- [Aim of the exercise] Here is the task for the listing below: output exactly the lines from the one containing "Write a LaTeX" through the one containing "(0,0) rectangle (965,654);", and leave out the pictures.

- [Provided records]
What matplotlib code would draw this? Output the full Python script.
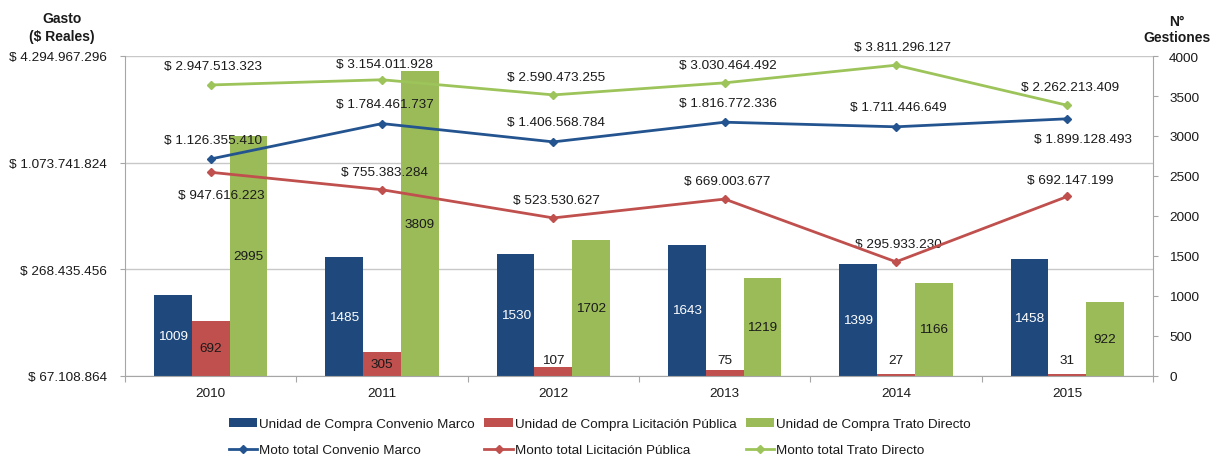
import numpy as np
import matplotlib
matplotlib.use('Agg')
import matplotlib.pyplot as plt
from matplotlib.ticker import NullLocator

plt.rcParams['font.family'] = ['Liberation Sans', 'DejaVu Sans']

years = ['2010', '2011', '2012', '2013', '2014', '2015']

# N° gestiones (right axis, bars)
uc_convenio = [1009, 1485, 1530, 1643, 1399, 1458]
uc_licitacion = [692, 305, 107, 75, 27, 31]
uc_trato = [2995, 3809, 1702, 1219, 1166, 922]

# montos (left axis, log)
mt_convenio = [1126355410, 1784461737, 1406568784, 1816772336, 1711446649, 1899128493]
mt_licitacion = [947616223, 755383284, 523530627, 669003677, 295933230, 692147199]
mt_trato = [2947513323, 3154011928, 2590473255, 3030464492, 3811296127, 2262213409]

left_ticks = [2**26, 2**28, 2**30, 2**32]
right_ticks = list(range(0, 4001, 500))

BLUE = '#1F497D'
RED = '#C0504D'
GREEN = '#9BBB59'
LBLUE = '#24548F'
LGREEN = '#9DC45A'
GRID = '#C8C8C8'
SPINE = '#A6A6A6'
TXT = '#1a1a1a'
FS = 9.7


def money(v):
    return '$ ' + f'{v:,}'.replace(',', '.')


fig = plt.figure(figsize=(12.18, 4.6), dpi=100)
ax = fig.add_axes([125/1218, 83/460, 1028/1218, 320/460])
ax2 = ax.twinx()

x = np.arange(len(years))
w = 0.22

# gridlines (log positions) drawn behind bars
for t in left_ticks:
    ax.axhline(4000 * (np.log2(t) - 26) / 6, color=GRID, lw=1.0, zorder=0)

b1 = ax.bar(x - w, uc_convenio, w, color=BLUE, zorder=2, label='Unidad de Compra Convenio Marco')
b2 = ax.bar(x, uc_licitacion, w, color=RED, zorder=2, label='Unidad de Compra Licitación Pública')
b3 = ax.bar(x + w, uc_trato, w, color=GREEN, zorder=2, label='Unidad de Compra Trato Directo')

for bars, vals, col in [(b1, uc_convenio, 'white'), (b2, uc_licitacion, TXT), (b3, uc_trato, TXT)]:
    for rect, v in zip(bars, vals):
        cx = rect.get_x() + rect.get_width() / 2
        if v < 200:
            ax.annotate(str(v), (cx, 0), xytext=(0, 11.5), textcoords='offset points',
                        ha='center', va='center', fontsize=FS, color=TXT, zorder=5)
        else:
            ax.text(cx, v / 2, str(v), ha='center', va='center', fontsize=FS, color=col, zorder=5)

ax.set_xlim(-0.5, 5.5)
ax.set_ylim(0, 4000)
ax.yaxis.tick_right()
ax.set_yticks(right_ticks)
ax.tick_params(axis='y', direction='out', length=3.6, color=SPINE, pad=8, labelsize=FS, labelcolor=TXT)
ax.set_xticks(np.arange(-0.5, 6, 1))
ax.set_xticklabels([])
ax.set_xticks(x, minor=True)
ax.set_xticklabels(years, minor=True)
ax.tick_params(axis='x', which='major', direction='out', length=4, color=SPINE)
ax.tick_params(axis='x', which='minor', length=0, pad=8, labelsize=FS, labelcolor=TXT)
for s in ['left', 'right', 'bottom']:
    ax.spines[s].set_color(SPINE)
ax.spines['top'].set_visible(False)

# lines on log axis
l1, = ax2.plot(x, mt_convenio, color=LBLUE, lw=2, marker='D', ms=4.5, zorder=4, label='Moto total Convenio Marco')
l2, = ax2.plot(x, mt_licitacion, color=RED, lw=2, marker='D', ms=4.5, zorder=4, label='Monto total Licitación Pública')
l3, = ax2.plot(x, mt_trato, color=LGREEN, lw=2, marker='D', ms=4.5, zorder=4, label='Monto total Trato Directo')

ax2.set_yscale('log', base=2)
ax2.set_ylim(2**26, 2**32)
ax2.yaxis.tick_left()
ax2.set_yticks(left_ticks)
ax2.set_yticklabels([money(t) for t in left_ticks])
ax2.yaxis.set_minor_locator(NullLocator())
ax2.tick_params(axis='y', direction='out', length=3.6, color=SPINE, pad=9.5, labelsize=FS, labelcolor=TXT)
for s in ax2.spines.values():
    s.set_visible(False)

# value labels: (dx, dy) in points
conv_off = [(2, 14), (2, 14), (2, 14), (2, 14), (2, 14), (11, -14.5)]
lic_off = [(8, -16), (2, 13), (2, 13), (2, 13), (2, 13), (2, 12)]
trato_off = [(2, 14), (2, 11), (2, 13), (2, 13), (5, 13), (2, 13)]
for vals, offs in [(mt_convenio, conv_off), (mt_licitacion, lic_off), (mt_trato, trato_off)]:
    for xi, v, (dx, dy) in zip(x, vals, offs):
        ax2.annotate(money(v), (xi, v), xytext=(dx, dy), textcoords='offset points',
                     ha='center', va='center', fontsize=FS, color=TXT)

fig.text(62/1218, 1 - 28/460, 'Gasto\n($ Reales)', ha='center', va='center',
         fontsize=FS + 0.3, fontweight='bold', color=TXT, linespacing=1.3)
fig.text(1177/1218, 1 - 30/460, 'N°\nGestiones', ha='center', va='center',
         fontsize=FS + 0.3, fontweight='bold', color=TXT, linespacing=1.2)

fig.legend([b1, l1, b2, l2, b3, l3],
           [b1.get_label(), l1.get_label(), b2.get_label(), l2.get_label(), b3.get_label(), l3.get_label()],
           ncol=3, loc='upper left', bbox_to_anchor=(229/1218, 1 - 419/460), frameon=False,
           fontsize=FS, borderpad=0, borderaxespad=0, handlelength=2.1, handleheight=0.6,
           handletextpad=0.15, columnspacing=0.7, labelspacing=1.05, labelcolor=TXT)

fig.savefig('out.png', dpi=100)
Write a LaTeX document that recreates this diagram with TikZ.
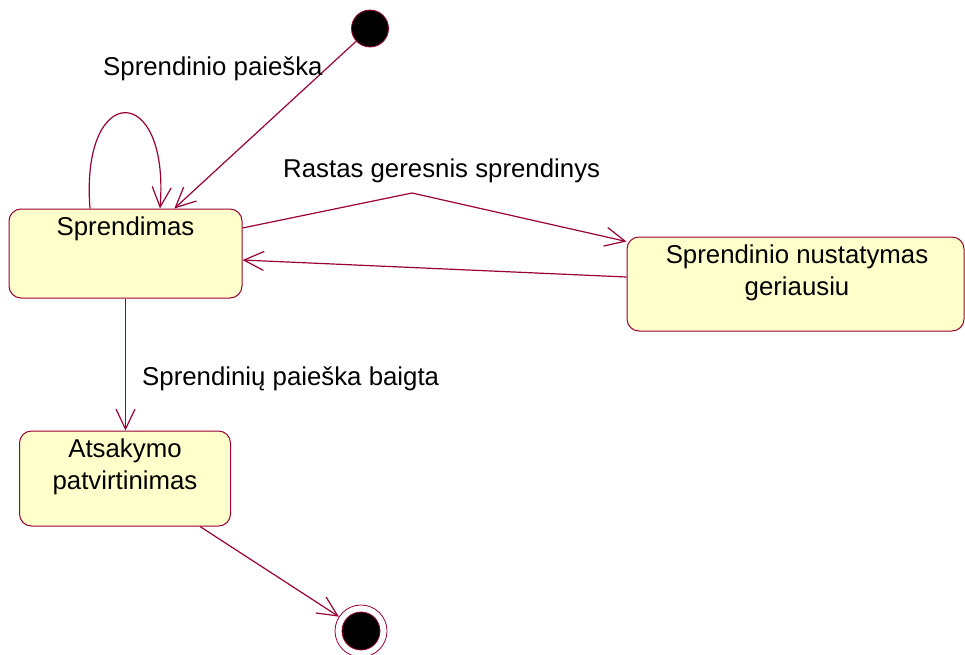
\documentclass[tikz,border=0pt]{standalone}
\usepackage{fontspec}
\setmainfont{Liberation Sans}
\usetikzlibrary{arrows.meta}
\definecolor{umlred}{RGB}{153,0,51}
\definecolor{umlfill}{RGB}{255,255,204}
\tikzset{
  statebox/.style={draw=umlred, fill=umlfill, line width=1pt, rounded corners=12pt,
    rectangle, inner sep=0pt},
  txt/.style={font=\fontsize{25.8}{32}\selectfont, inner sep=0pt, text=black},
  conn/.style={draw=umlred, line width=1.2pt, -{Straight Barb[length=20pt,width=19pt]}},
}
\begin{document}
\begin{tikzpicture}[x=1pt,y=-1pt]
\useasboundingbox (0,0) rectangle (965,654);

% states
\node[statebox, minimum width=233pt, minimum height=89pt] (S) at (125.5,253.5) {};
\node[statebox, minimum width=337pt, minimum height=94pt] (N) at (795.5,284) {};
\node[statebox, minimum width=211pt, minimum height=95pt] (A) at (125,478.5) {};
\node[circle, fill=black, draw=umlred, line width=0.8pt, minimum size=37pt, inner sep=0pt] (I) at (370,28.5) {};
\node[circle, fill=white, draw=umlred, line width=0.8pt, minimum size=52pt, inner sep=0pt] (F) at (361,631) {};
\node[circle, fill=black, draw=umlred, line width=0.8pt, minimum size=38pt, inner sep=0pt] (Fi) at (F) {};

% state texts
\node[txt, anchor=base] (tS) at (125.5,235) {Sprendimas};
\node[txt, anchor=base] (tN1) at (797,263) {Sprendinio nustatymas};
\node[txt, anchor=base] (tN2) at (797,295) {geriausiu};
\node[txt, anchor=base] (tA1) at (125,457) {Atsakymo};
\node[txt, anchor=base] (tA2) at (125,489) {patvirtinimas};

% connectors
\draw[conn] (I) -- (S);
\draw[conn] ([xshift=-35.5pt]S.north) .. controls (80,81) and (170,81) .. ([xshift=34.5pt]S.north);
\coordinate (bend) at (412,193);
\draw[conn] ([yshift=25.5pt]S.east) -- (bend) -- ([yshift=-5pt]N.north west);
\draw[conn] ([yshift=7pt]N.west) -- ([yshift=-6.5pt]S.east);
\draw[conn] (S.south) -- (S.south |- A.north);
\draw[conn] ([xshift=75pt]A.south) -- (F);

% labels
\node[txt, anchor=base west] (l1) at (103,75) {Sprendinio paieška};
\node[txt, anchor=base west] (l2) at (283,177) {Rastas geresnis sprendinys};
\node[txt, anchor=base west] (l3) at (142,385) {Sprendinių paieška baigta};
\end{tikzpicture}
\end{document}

- [Final result]
Write a LaTeX document that recreates this diagram with TikZ.
\documentclass[tikz,border=0pt]{standalone}
\usepackage{fontspec}
\setmainfont{Liberation Sans}
\usetikzlibrary{arrows.meta}
\definecolor{umlred}{RGB}{153,0,51}
\definecolor{umlfill}{RGB}{255,255,204}
\tikzset{
  statebox/.style={draw=umlred, fill=umlfill, line width=1pt, rounded corners=12pt,
    rectangle, inner sep=0pt},
  txt/.style={font=\fontsize{25.8}{32}\selectfont, inner sep=0pt, text=black},
  conn/.style={draw=umlred, line width=1.2pt, -{Straight Barb[length=20pt,width=19pt]}},
}
\begin{document}
\begin{tikzpicture}[x=1pt,y=-1pt]
\useasboundingbox (0,0) rectangle (965,654);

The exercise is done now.